Award-winning writer Kathy Widenhouse has helped hundreds of nonprofits and writers produce successful content and has gained 600K+ views for her writing tutorials. She is the author of 9 books. See more of Kathy’s content here.
One of the best ways to write persuasively is by repetition – saying an idea more than once.
It’s a simple technique, but not simplistic. There are different ways to repeat an idea in order to persuade your reader and bring her over to your way of thinking. But you cannot write repetitively on auto pilot and expect to be persuasive.
Rather, handle with care.
It’s not just theory. Studies reveal a psychological basis for the power of repetition.
Think about what happens when you enter the grocery store. Perhaps you start your shopping in the dairy section, followed by the cereal, then the condiments aisle – every time – because you are familiar with the store layout and know where to find your favorite items.
The phenomenon is called “The Familiarity Principle,” developed by research psychologist Robert Zajonc. The more you are exposed to an idea – the more it is repeated – the more familiar it becomes. We have a preference for people, tasks, and ideas merely because they are familiar.
And get this: we fear what may be new or different.
Enter in the value of repeating an idea. When you’re exposed to a concept more than once, your mind begins to think “this feels familiar” or “this must be true” because you’ve heard it before. Competing ideas take a back seat. As you hear the idea again and again, it becomes easier to understand and accept. Understanding is often taken as truth – and truth is persuasive.
Let’s switch gears from the why (you’re convinced, right?) to the how.
Yes, I’m talking about your keyword – the catch term or phrase that is central to your piece. In this post, the keyword is “repetition” – used 4 times (including just now.). Use yours strategically: in the title, in the first paragraph, and in one or more subheads. Don’t overdo. Instead …
Find words or phrases that convey the same idea as your
keyword. For instance, in place of my keyword, I use variations like repeat,
over and over, again, more, and restate. Become best friends with your
thesaurus. Here's another way to repeat your idea without using the same word.
The fancy word is anaphora – that is, repeating a word or set words at the beginning of sections or clauses, like a refrain. A classic example is Dr. Martin Luther King, Jr.’s 1963 “I Have a Dream” speech, in which he restated the phrase “I have a dream” eight times.
Make your point in several different ways with different devices: tell a story. Cite a statistic. Quote a celebrity. Provide a compare/contrast illustration. Use a metaphor.
If you repeat a word or phrase too much, you run the risk of appearing amateurish.

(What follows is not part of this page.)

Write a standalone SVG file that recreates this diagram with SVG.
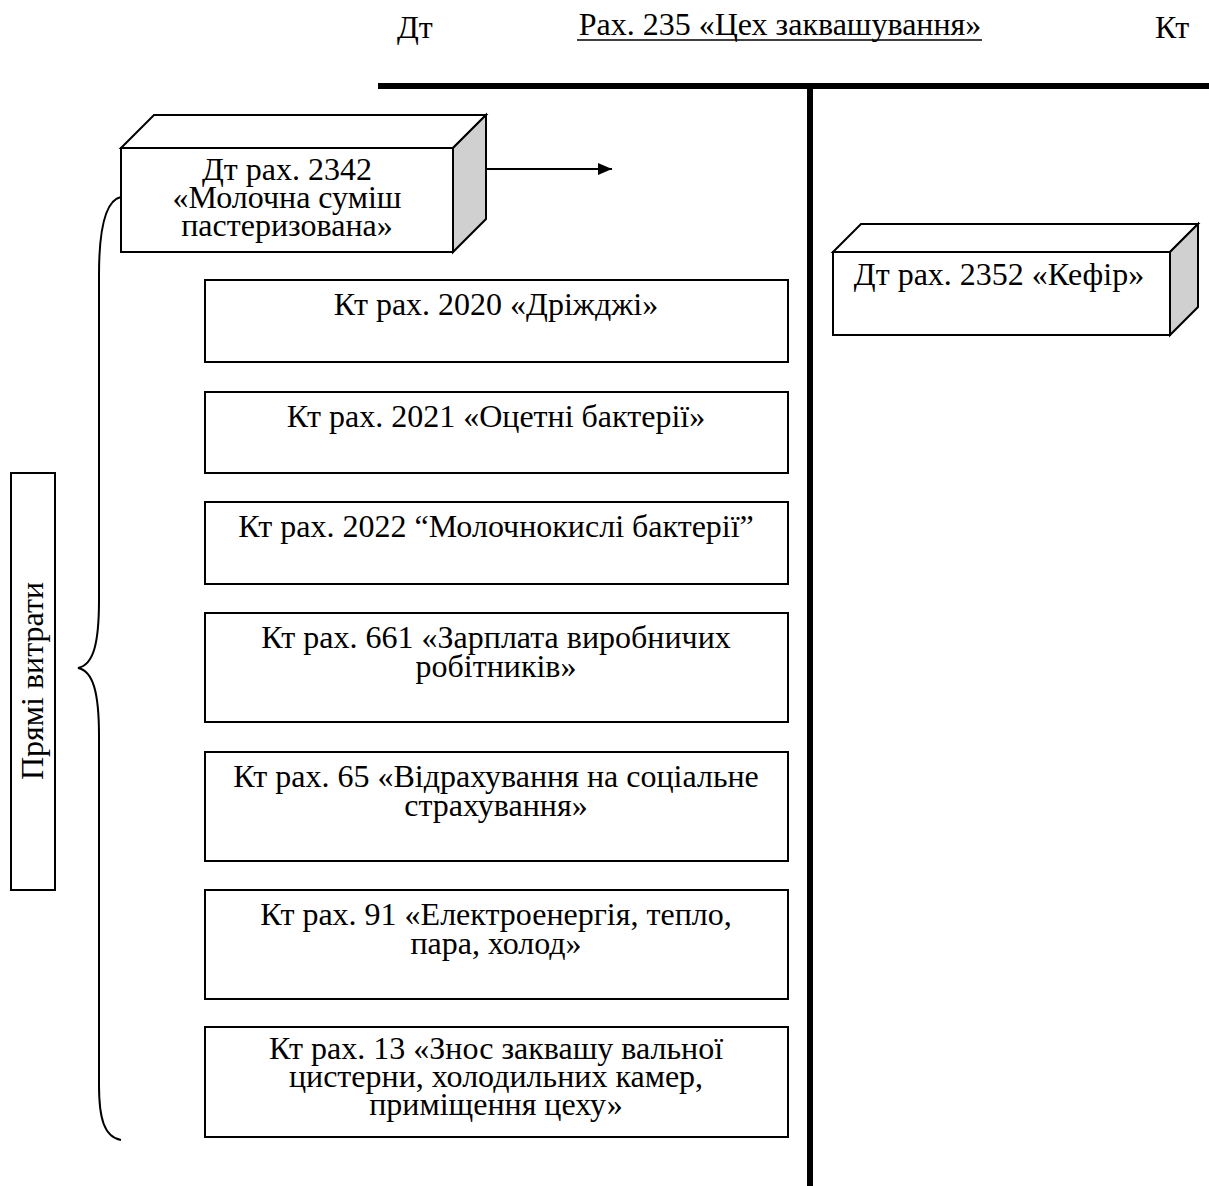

If you repeat an idea too much you can alienate your reader, say social psychologists John T. Cacioppo and Richard E. Petty. Their studies in the 1970s and 1980s found that repeating too much made readers disagree, perhaps as a defense.
You can work around this by purposely offering an opposing view or pointing out obstacles, as I’m doing right now. By raising objections, you tell the whole truth.
Which in the end, helps persuade your reader – the whole point of repeating yourself, anyway.